During the intervening period, I’ve traveled America from coast to coast, sharing the work I wrote while in Iraq with audiences all over the country. I’ve read with a translator in Augsburg, Germany, at a Bertolt Brecht festival. I’ve been to Amsterdam and Paris and Mont St. Michel on the French coastline. Michelle, my girlfriend, and I rented a car and drove all over Ireland. As I mentioned in another post, I returned to Ireland and read at a prison in Galway, too.

And it doesn’t end there. I’m considering a trip in May to Sweden, Lithuania, Ukraine and Russia. A friend of mine wants to meet up at his family home in Greece next summer, where he has an old clunker of a car, so that we can drive up into the Balkans, hoping to visit Hansi, an old translator I met in Bosnia-Herzegovina while serving as a NATO peacekeeper there.

When I first returned to civilian life I cobbled together four jobs — from electrical work to throwing newspapers before dawn — in order to make ends meet. I’m now teaching part-time at a local college and traveling nearly every month to meet interesting and challenging people who are concerned with the way things are in the world.

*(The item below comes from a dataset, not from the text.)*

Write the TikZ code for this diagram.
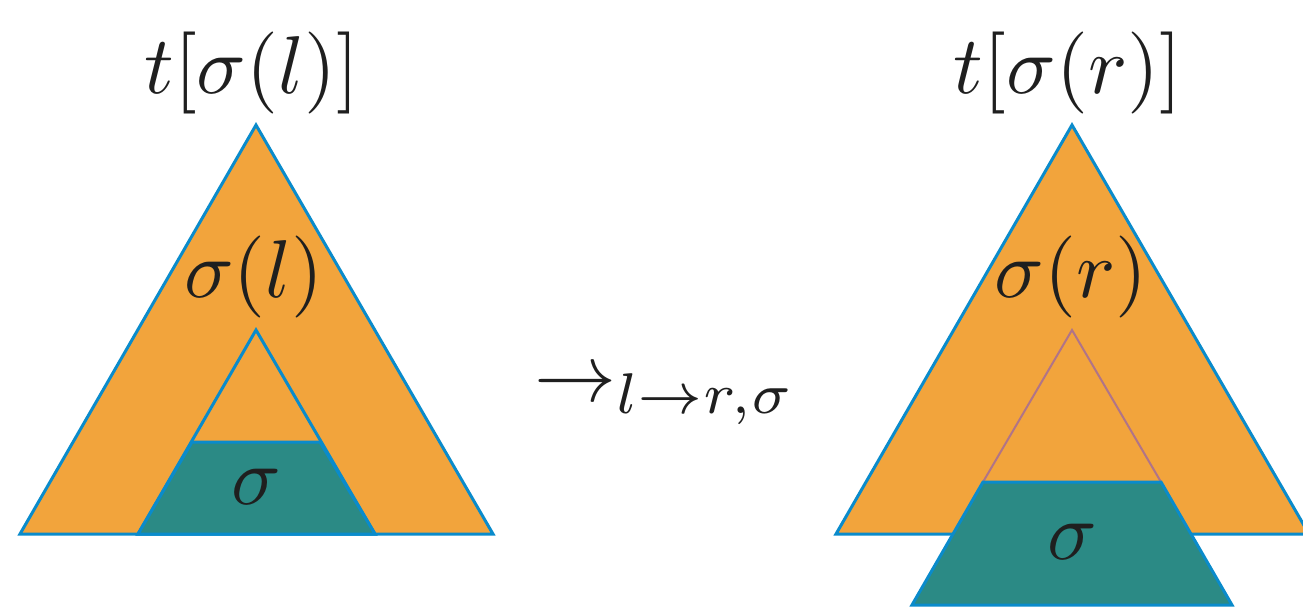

I’m also working on a nonfiction book about my year in Iraq and researching Uganda for another. I also plan to work on a collection of poems about Cuba. Inspired by my fellow writers here at Home Fires, I hope to start a Web page when I return from Africa so that I can stay in touch and share my work with all who might be interested. (You will soon be able to go to my publisher’s site, www.alicejamesbooks.org, and click on my author page to find a link to my new Web page.)

I’m hoping all of this helps you to see where I’ve been lately and where I hope to go. But even more than that, with the Independence Day holiday here this week, I want to highlight something else, too.

Many people will be eating barbecued chicken and drinking beer or lemonade while watching fireworks fall in a glissando of color in the night sky above them this week. There will be arrests for disorderly conduct and my buddy Bill will play “The Star-Spangled Banner” at midnight with his Les Paul guitar plugged in to two Marshall stacks turned up loud enough to blow the dust off the moon, just as he does every year.

I have vowed to myself that this year, at midnight when those chords are ringing out into the atmosphere, I will pause for a moment to take stock of myself and of our country. I know I’ll be thinking about the soldiers I served with in Iraq who are now serving there again. I’ll be hoping for their safe return. I’ll be looking back on the incredible life I’ve been given since I’ve returned and of all the friends and family that have made it possible. And although it is a uniquely American holiday, on the Fourth I’ll be thinking about citizenship on a global scale. I’ll be thinking about humanity and the bonds which unite us with one another, regardless of the lines that appear superimposed on the maps we live by.

What can I do to make those bonds stronger and healthier? Each day I am given waits patiently for my response.